Stand des Ausschlussverfahrens gegen den Sendeverantwortlichen für Radio Germania im Offenen Kanal
Der Medienrat hat sich in seiner Sitzung am 28. Januar 2000 mit dem derzeitigen Stand der Überprüfung der Sendung von Radio Germania am 29. Oktober 1999 befasst, insbesondere mit dem Ergebnis der Anhörung des Sendeverantwortlichen, Mike Penkert.
Der Medienrat hatte das Überprüfungsverfahren wegen des Verdachts eingeleitet, dass die Sendung durch ein Lied den Straftatbestand des § 130 StGB erfüllte (Volksverhetzung).
Für die Dauer des Überprüfungsverfahrens hatte die Medienanstalt entsprechend der Satzung zum Offenen Kanal den Nutzer von weiteren Sendungen im Offenen Kanal ausgeschlossen.
Das Verwaltungsgericht Berlin hat den dagegen gerichteten Antrag auf Gewährung vorläufigen Rechtsschutzes am 21. Januar 2000 zurückgewiesen. Anders als in verschiedenen Pressemeldungen dargestellt, hat sich das Verwaltungsgericht ausschließlich mit der Verfahrensfrage be-fasst, ob während der Prüfungen der Ausschluss zulässig sei, nicht mit der inhaltlichen Frage, ob die Sendung selbst zu beanstanden und daraus die Folgerung zu ziehen sei, den Antragsteller auf Dauer vom Offenen Kanal auszuschließen. Dem Medienrat müsse Gelegenheit zur entsprechenden sachlichen Prüfung gegeben werden.
Bei dieser Prüfung hat der Medienrat nun festgestellt, dass das betreffende Lied nur in Teilen mit demjenigen übereinstimmt, bei dessen Fassung auf einer CD ein Verstoß gegen § 130 StGB festgestellt worden war. Ein gegen Juden gerichteter Textteil war in der konkreten Sendung nicht enthalten, auf diesem allerdings beruhte die strafrechtliche Bewertung.
Damit ist das Überprüfungsverfahren allerdings nicht abgeschlossen. Neben der Gesamtbewertung der Sendung unter dem Gesichtspunkt der Einhaltung der Strafvorschriften und der Programmgrundsätze bedarf insbesondere die Verbindung von Radio und Internet der weiteren Überprüfung.
Die in der Zwischenzeit vorgenommenen Auswertungen des Medienverbundes, den Radio Germania mit einem Internetangebot desselben Titels und Verbindungen zu anderen rechts-extremistischen Inhalten und Äußerungen herstellt, haben den Medienrat veranlasst, das Prü-fungsverfahren auf diese neuen Fragestellungen zu erweitern.

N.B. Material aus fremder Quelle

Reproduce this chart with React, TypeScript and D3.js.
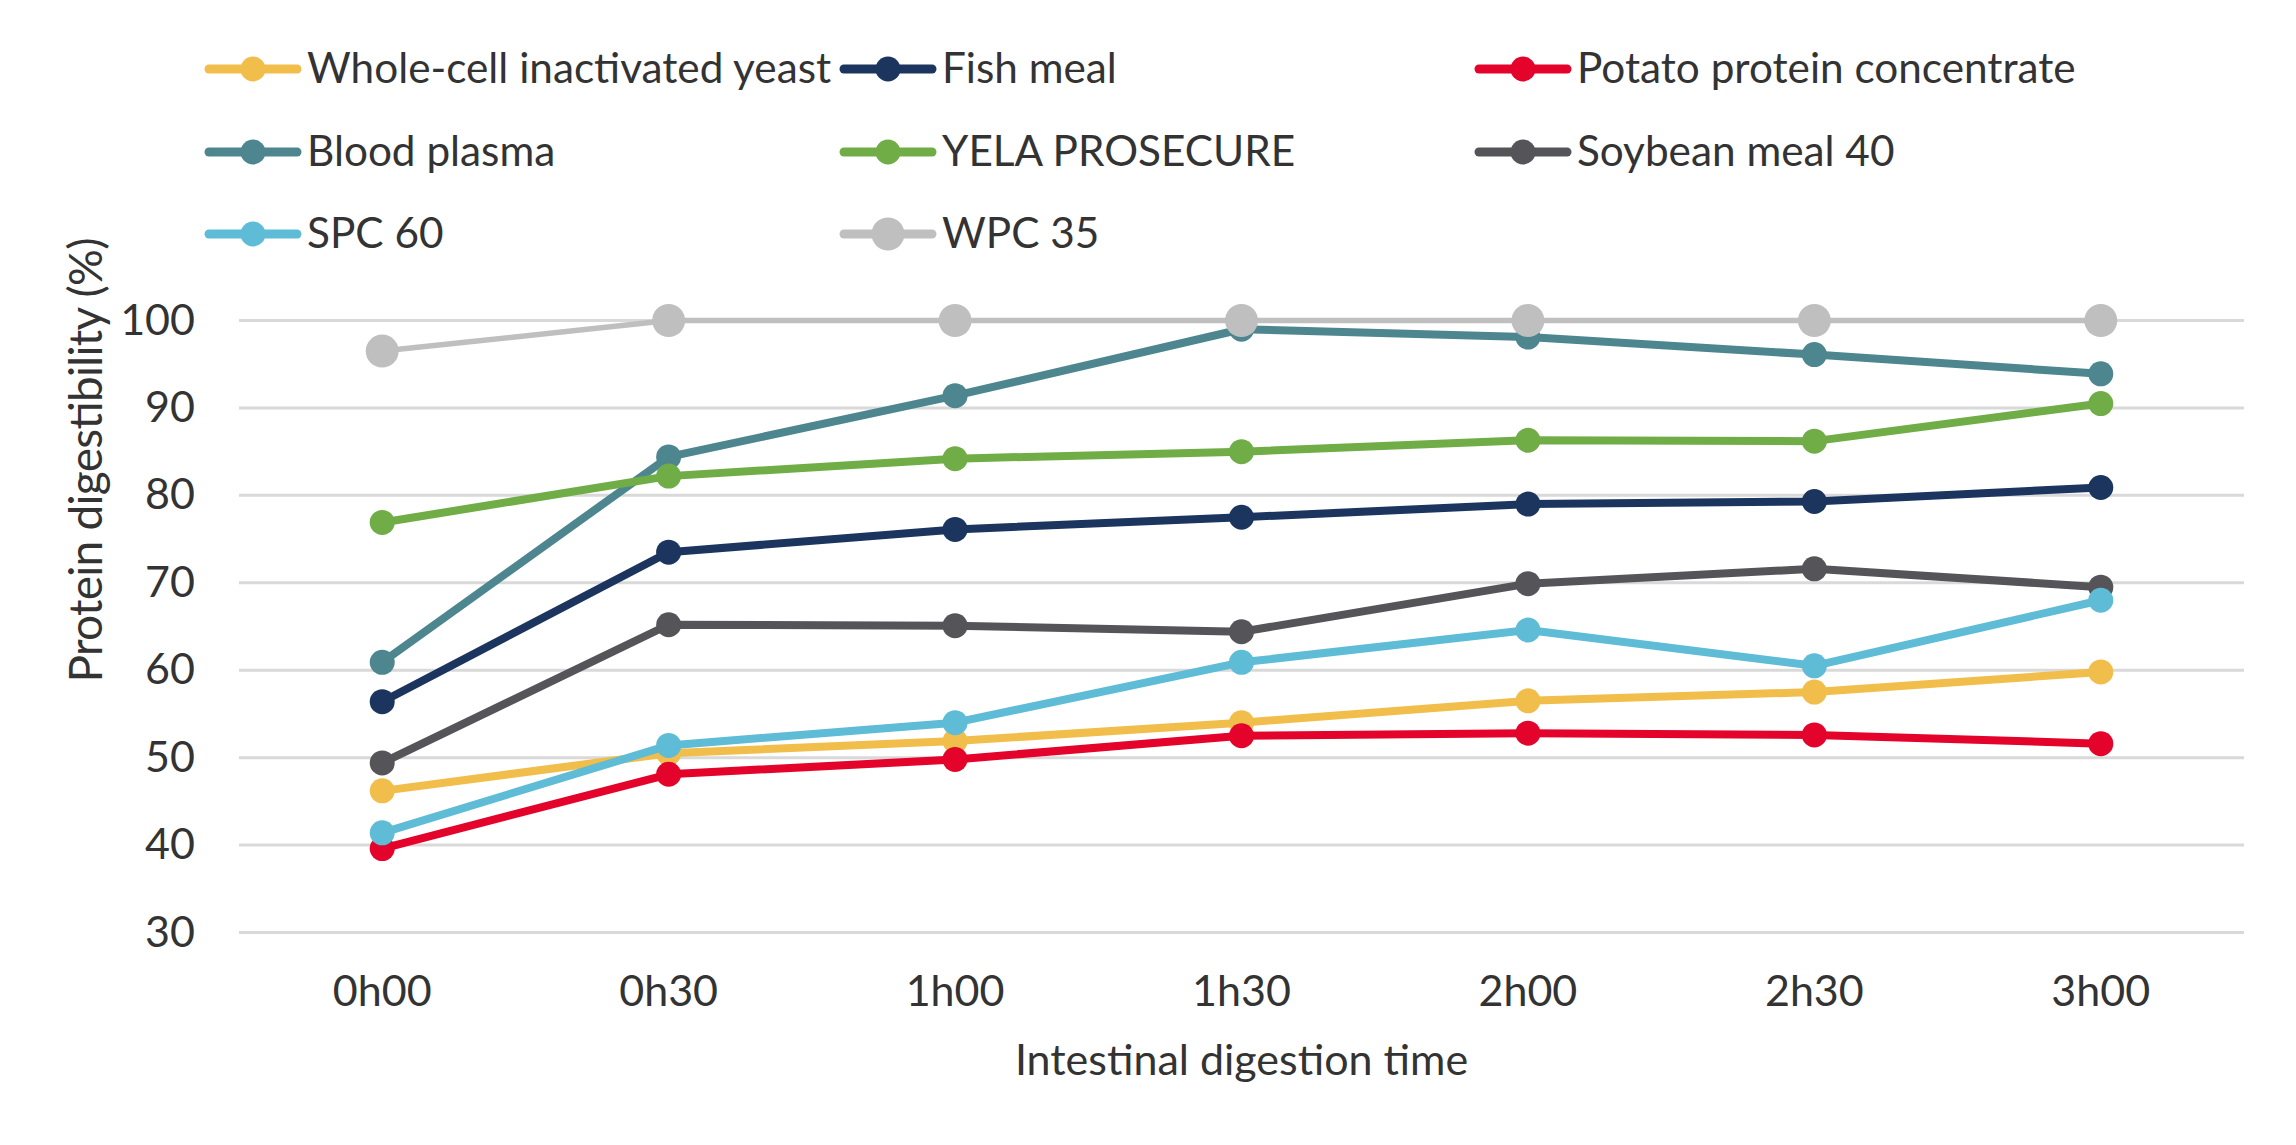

In der betreffenden Sendung von Radio Germania wurde auf das Internetangebot hingewiesen. Dieses Angebot macht selbst den engen Zusammenhang zwischen Radiosendung und Internet deutlich, auch den organisatorischen Zusammenhang mit anderen rechtsextremistischen Angeboten des „nationalen Medienverbandes“.
Nach derzeitigem Prüfungsstand besteht der dringende Verdacht, dass der Hinweis auf das Internetangebot geeignet ist, durch eine entsprechende Nutzung Kinder oder Jugendliche offen-sichtlich sittlich schwer zu gefährden. Eine entsprechende Sendung ist unzulässig, unabhängig von der Sendezeit.

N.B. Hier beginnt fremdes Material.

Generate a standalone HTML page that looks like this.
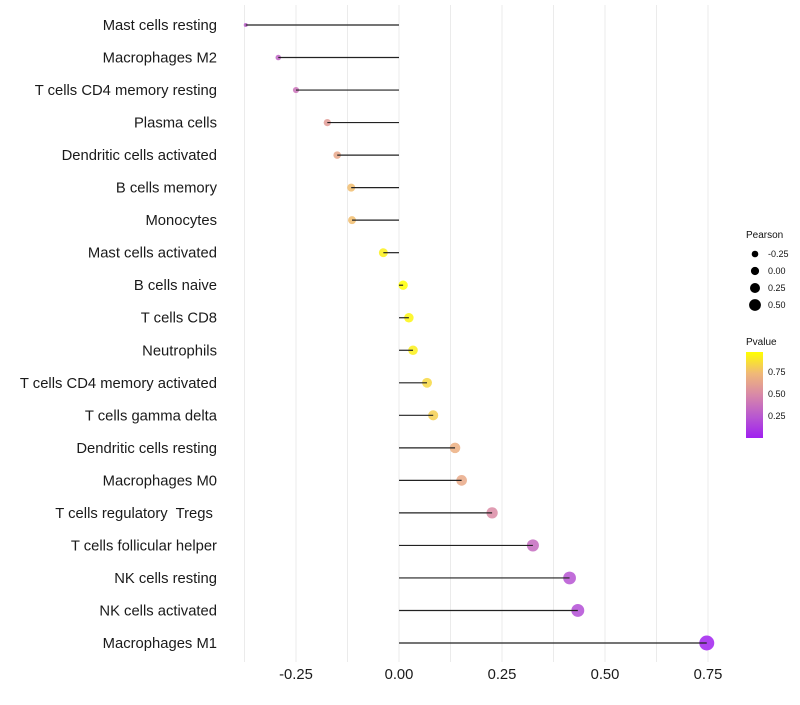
<!DOCTYPE html>
<html><head><meta charset="utf-8"><style>
body{margin:0;background:#fff;font-family:"Liberation Sans",sans-serif;}
svg text{font-family:"Liberation Sans",sans-serif;white-space:pre;}
</style></head><body>
<svg id="chart" width="800" height="700">
<defs><linearGradient id="pg" x1="0" y1="1" x2="0" y2="0">
<stop offset="0" stop-color="#a020f0"/><stop offset="0.25" stop-color="#b858d0"/><stop offset="0.5" stop-color="#d888a8"/><stop offset="0.75" stop-color="#f0b878"/><stop offset="1" stop-color="#ffff00"/></linearGradient></defs>
<g id="grid"></g>
<g id="marks"></g>
<g id="ylabels"></g>
<g id="xlabels"></g>
<g font-size="9" fill="#111">
<text x="746" y="238" font-size="10">Pearson</text>
<circle cx="755" cy="254" r="3.3" fill="#000"/><text x="768" y="257">-0.25</text>
<circle cx="755" cy="271" r="4.1" fill="#000"/><text x="768" y="274">0.00</text>
<circle cx="755" cy="288" r="5" fill="#000"/><text x="768" y="291">0.25</text>
<circle cx="755" cy="305" r="5.9" fill="#000"/><text x="768" y="308">0.50</text>
</g>
<g font-size="9" fill="#111">
<text x="746" y="345" font-size="10">Pvalue</text>
<rect x="746" y="352" width="17" height="86" fill="url(#pg)"/>
<text x="768" y="375">0.75</text><text x="768" y="397">0.50</text><text x="768" y="419">0.25</text>
</g>
</svg>
<script>
const cells=["Mast cells resting","Macrophages M2","T cells CD4 memory resting","Plasma cells","Dendritic cells activated","B cells memory","Monocytes","Mast cells activated","B cells naive","T cells CD8","Neutrophils","T cells CD4 memory activated","T cells gamma delta","Dendritic cells resting","Macrophages M0","T cells regulatory  Tregs ","T cells follicular helper","NK cells resting","NK cells activated","Macrophages M1"];
const pearson=[-0.372,-0.293,-0.250,-0.174,-0.150,-0.116,-0.114,-0.038,0.010,0.024,0.034,0.068,0.083,0.136,0.152,0.226,0.325,0.414,0.434,0.747];
const pvalue=[0.30,0.33,0.40,0.60,0.66,0.76,0.76,0.93,0.98,0.95,0.93,0.85,0.82,0.70,0.67,0.52,0.36,0.25,0.22,0.04];
const xticks=[-0.25,0,0.25,0.5,0.75];
const xtickLabels=["-0.25","0.00","0.25","0.50","0.75"];
const NS="http://www.w3.org/2000/svg";
const X=v=>399+v*412;
const Y=i=>25+i*(643-25)/(cells.length-1);
const R=v=>Math.sqrt(4+Math.max(0,v+0.372)*46.7);
const stops=[[0,[160,32,240]],[0.25,[184,88,208]],[0.5,[216,136,168]],[0.75,[240,184,120]],[1,[255,255,0]]];
function col(p){p=(p-0.03)/(0.98-0.03);p=Math.max(0,Math.min(1,p));for(let k=0;k<stops.length-1;k++){const a=stops[k],b=stops[k+1];if(p<=b[0]){const t=(p-a[0])/(b[0]-a[0]);return "rgb("+a[1].map((c,j)=>Math.round(c+(b[1][j]-c)*t)).join(",")+")";}}return "rgb(255,255,0)";}
function mk(t,a,p){const e=document.createElementNS(NS,t);for(const k in a)e.setAttribute(k,a[k]);p.appendChild(e);return e;}
const grid=document.getElementById('grid'),marks=document.getElementById('marks'),yl=document.getElementById('ylabels'),xl=document.getElementById('xlabels');
for(let v=-0.375;v<=0.76;v+=0.125){const g=mk('line',{x1:X(v),x2:X(v),y1:5,y2:662,stroke:'#ebebeb','stroke-width':1},grid);

}
cells.forEach((c,i)=>{
const y=Y(i);
const pt=mk('circle',{cx:X(pearson[i]),cy:y,r:R(pearson[i]),fill:col(pvalue[i]),'fill-opacity':0.85},marks);


const ln=mk('line',{x1:X(0),x2:X(pearson[i]),y1:y,y2:y,stroke:'#222','stroke-width':1.2},marks);


const t=mk('text',{x:217,y:y+5,'text-anchor':'end','font-size':14.8,fill:'#1a1a1a'},yl);t.textContent=c;


});
xticks.forEach((v,i)=>{const t=mk('text',{x:X(v),y:679,'text-anchor':'middle','font-size':14.8,fill:'#1a1a1a'},xl);t.textContent=xtickLabels[i];

});
</script>
</body></html>
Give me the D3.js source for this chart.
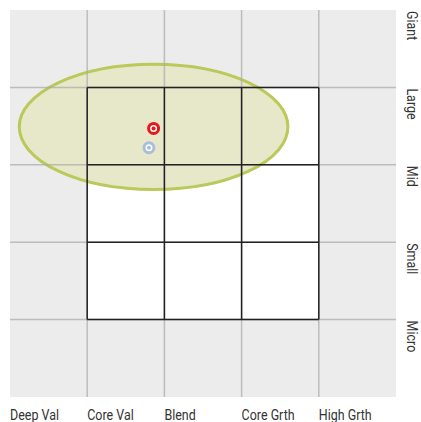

Die Verantwortlichen versuchen zwar, sich im Internetangebot formal von Inhalten zu distanzieren, die über die Grenzen hinausgehen, die nach entsprechender rechtskundiger Beratung in den Sendungen von Radio Germania in der Regel gerade noch eingehalten werden. Es ist jedoch zu prüfen, ob dies die Verantwortlichkeit wirklich ausschließt, wenn es erkennbarer Sinn des Angebotes ist, eine gemeinsame extreme Weltanschauung zu präsentieren.
Während der weiteren Dauer des Überprüfungsverfahrens bleibt der Verantwortliche von der Nutzung des Offenen Kanals ausgeschlossen. Er hat Gelegenheit, zu den neuen Gesichtspunkten und der Folge des dauernden Ausschlusses vom Offenen Kanal Stellung zu nehmen.
Die MABB wird die für die Einhaltung der Jugendschutzbestimmungen in Internetangeboten zuständigen Stellen um eine Überprüfung des Internet-Auftrittes von Radio Germania bitten. Auch in Mediendiensten sind Angebote unzulässig, die offensichtlich geeignet sind, Kinder oder Jugendliche sittlich schwer zu gefährden. Die Medienanstalt selbst ist für die Aufsicht über Me-diendienste nicht zuständig.